• SHORT TASK
Restate each of the lines below word for word and drop every picture.
====== RAW DATA
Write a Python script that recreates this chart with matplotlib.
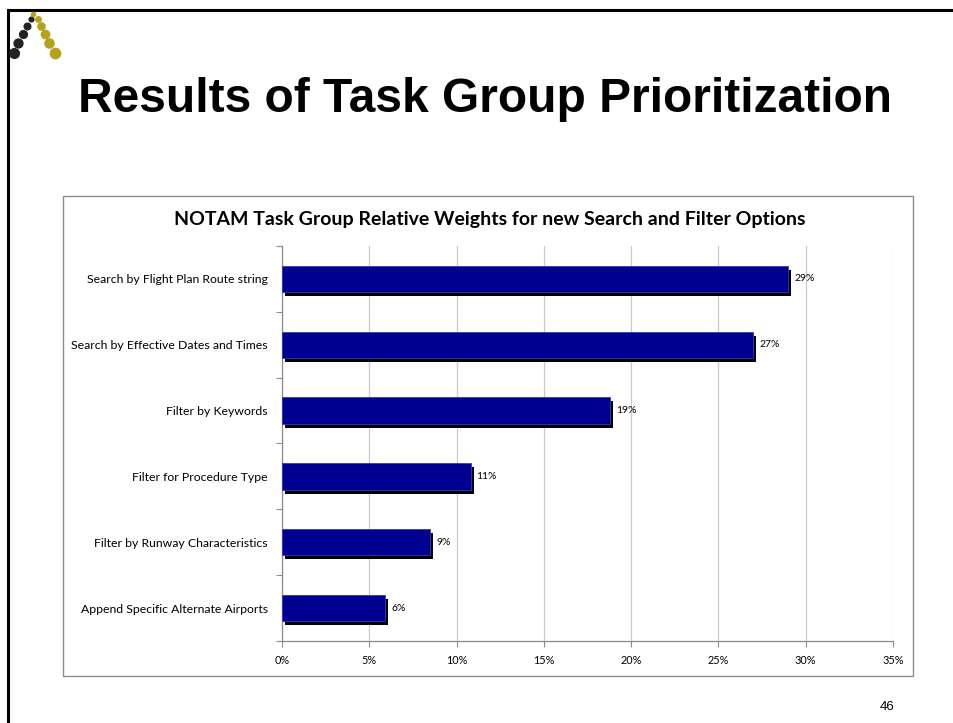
import matplotlib.pyplot as plt
import matplotlib.transforms as mtransforms
from matplotlib.patches import Rectangle
from matplotlib.lines import Line2D
import numpy as np

# data
categories = ["Search by Flight Plan Route string",
              "Search by Effective Dates and Times",
              "Filter by Keywords",
              "Filter for Procedure Type",
              "Filter by Runway Characteristics",
              "Append Specific Alternate Airports"]
weights = [0.290, 0.270, 0.188, 0.108, 0.085, 0.059]
value_labels = ["29%", "27%", "19%", "11%", "9%", "6%"]
xticks = [0, 0.05, 0.10, 0.15, 0.20, 0.25, 0.30, 0.35]

fig = plt.figure(figsize=(9.54, 7.23), dpi=100)

# slide border (top and left)
fig.add_artist(Line2D([8/954, 1], [1 - 10/723, 1 - 10/723], color="black", lw=2.2))
fig.add_artist(Line2D([8/954, 8/954], [0, 1 - 10/723], color="black", lw=2.2))

# logo dots (x px, y px, diameter pt)
dark = [(31, 19, 3.4), (27, 26, 4.8), (23, 34, 5.6), (18, 43, 6.4), (14, 53, 7.0)]
gold = [(33, 14, 3.0), (38, 19, 4.0), (41, 26, 5.2), (45, 34, 6.0), (49, 43, 6.6), (55, 53, 7.4)]
for px, py, s in dark:
    fig.add_artist(Line2D([px/954], [1 - py/723], marker="o", markersize=s,
                          color="#222222", lw=0))
for px, py, s in gold:
    fig.add_artist(Line2D([px/954], [1 - py/723], marker="o", markersize=s,
                          color="#b5a21c", lw=0))

fig.text(485/954, 1 - 100/723, "Results of Task Group Prioritization",
         ha="center", va="center", fontsize=34.5, fontweight="bold", family="Liberation Sans")
fig.text(887/954, 1 - 707/723, "46", ha="center", va="center", fontsize=9.5,
         family="Liberation Sans")

# chart frame
fig.add_artist(Rectangle((63/954, 1 - 676/723), 850/954, 480/723, transform=fig.transFigure,
                         fill=False, edgecolor="#8c8c8c", lw=1))
fig.text(490/954, 1 - 220/723, "NOTAM Task Group Relative Weights for new Search and Filter Options",
         ha="center", va="center", fontsize=14, fontweight="bold", family="Lato")

ax = fig.add_axes([282/954, 1 - 641/723, 611/954, 395/723])
y = np.arange(len(categories))[::-1]

shadow = mtransforms.offset_copy(ax.transData, fig=fig, x=3, y=-4, units="dots")
ax.barh(y, weights, height=0.4, color="black", transform=shadow, zorder=2, clip_on=False)
ax.barh(y, weights, height=0.4, color="#000090", edgecolor="#3a3ab8", lw=0.6, zorder=3)

for yi, w, lab in zip(y, weights, value_labels):
    ax.text(w + 0.0035, yi, lab, va="center", ha="left", fontsize=7.5, family="Lato", zorder=4)

ax.set_xlim(0, 0.35)
ax.set_ylim(-0.5, len(categories) - 0.5)
ax.set_xticks(xticks)
ax.set_xticklabels([f"{int(round(t*100))}%" for t in xticks], fontsize=7.8, family="Lato")
ax.set_yticks(y)
ax.set_yticklabels(categories, fontsize=8.8, family="Lato")
ax.set_yticks(np.arange(-0.5, len(categories)), minor=True)
ax.tick_params(axis="y", which="major", length=0, pad=10)
ax.tick_params(axis="y", which="minor", length=4, color="#8c8c8c", width=0.8)
ax.tick_params(axis="x", length=4, color="#8c8c8c", width=0.8, pad=6)
ax.grid(axis="x", color="#c8c8c8", lw=0.9, zorder=0)
ax.set_axisbelow(True)
for side in ["top", "right"]:
    ax.spines[side].set_visible(False)
for side in ["left", "bottom"]:
    ax.spines[side].set_color("#8c8c8c")
    ax.spines[side].set_linewidth(0.9)

fig.savefig("out.png", dpi=100)
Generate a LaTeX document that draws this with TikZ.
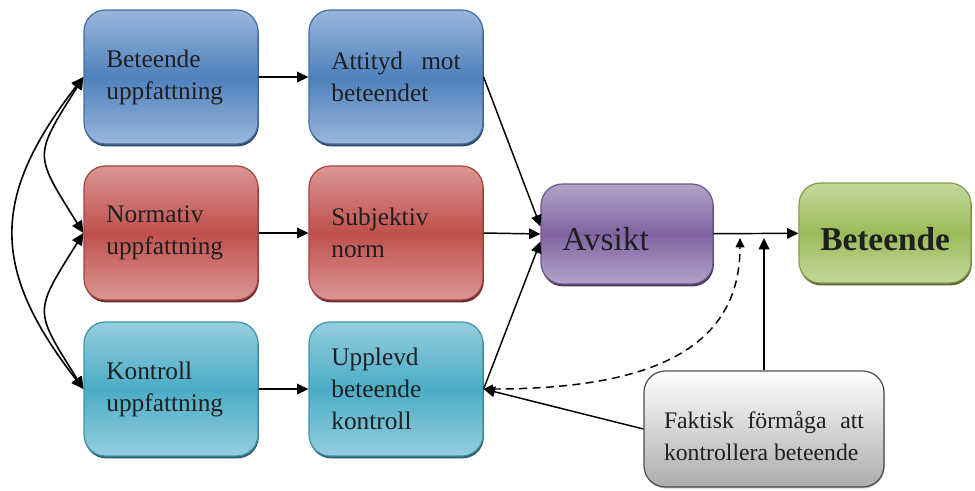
============
• OUTPUT FOR THIS TASK
Write a Python script that recreates this chart with matplotlib.
import matplotlib.pyplot as plt
import matplotlib.transforms as mtransforms
from matplotlib.patches import Rectangle
from matplotlib.lines import Line2D
import numpy as np

# data
categories = ["Search by Flight Plan Route string",
              "Search by Effective Dates and Times",
              "Filter by Keywords",
              "Filter for Procedure Type",
              "Filter by Runway Characteristics",
              "Append Specific Alternate Airports"]
weights = [0.290, 0.270, 0.188, 0.108, 0.085, 0.059]
value_labels = ["29%", "27%", "19%", "11%", "9%", "6%"]
xticks = [0, 0.05, 0.10, 0.15, 0.20, 0.25, 0.30, 0.35]

fig = plt.figure(figsize=(9.54, 7.23), dpi=100)

# slide border (top and left)
fig.add_artist(Line2D([8/954, 1], [1 - 10/723, 1 - 10/723], color="black", lw=2.2))
fig.add_artist(Line2D([8/954, 8/954], [0, 1 - 10/723], color="black", lw=2.2))

# logo dots (x px, y px, diameter pt)
dark = [(31, 19, 3.4), (27, 26, 4.8), (23, 34, 5.6), (18, 43, 6.4), (14, 53, 7.0)]
gold = [(33, 14, 3.0), (38, 19, 4.0), (41, 26, 5.2), (45, 34, 6.0), (49, 43, 6.6), (55, 53, 7.4)]
for px, py, s in dark:
    fig.add_artist(Line2D([px/954], [1 - py/723], marker="o", markersize=s,
                          color="#222222", lw=0))
for px, py, s in gold:
    fig.add_artist(Line2D([px/954], [1 - py/723], marker="o", markersize=s,
                          color="#b5a21c", lw=0))

fig.text(485/954, 1 - 100/723, "Results of Task Group Prioritization",
         ha="center", va="center", fontsize=34.5, fontweight="bold", family="Liberation Sans")
fig.text(887/954, 1 - 707/723, "46", ha="center", va="center", fontsize=9.5,
         family="Liberation Sans")

# chart frame
fig.add_artist(Rectangle((63/954, 1 - 676/723), 850/954, 480/723, transform=fig.transFigure,
                         fill=False, edgecolor="#8c8c8c", lw=1))
fig.text(490/954, 1 - 220/723, "NOTAM Task Group Relative Weights for new Search and Filter Options",
         ha="center", va="center", fontsize=14, fontweight="bold", family="Lato")

ax = fig.add_axes([282/954, 1 - 641/723, 611/954, 395/723])
y = np.arange(len(categories))[::-1]

shadow = mtransforms.offset_copy(ax.transData, fig=fig, x=3, y=-4, units="dots")
ax.barh(y, weights, height=0.4, color="black", transform=shadow, zorder=2, clip_on=False)
ax.barh(y, weights, height=0.4, color="#000090", edgecolor="#3a3ab8", lw=0.6, zorder=3)

for yi, w, lab in zip(y, weights, value_labels):
    ax.text(w + 0.0035, yi, lab, va="center", ha="left", fontsize=7.5, family="Lato", zorder=4)

ax.set_xlim(0, 0.35)
ax.set_ylim(-0.5, len(categories) - 0.5)
ax.set_xticks(xticks)
ax.set_xticklabels([f"{int(round(t*100))}%" for t in xticks], fontsize=7.8, family="Lato")
ax.set_yticks(y)
ax.set_yticklabels(categories, fontsize=8.8, family="Lato")
ax.set_yticks(np.arange(-0.5, len(categories)), minor=True)
ax.tick_params(axis="y", which="major", length=0, pad=10)
ax.tick_params(axis="y", which="minor", length=4, color="#8c8c8c", width=0.8)
ax.tick_params(axis="x", length=4, color="#8c8c8c", width=0.8, pad=6)
ax.grid(axis="x", color="#c8c8c8", lw=0.9, zorder=0)
ax.set_axisbelow(True)
for side in ["top", "right"]:
    ax.spines[side].set_visible(False)
for side in ["left", "bottom"]:
    ax.spines[side].set_color("#8c8c8c")
    ax.spines[side].set_linewidth(0.9)

fig.savefig("out.png", dpi=100)
Generate a LaTeX document that draws this with TikZ.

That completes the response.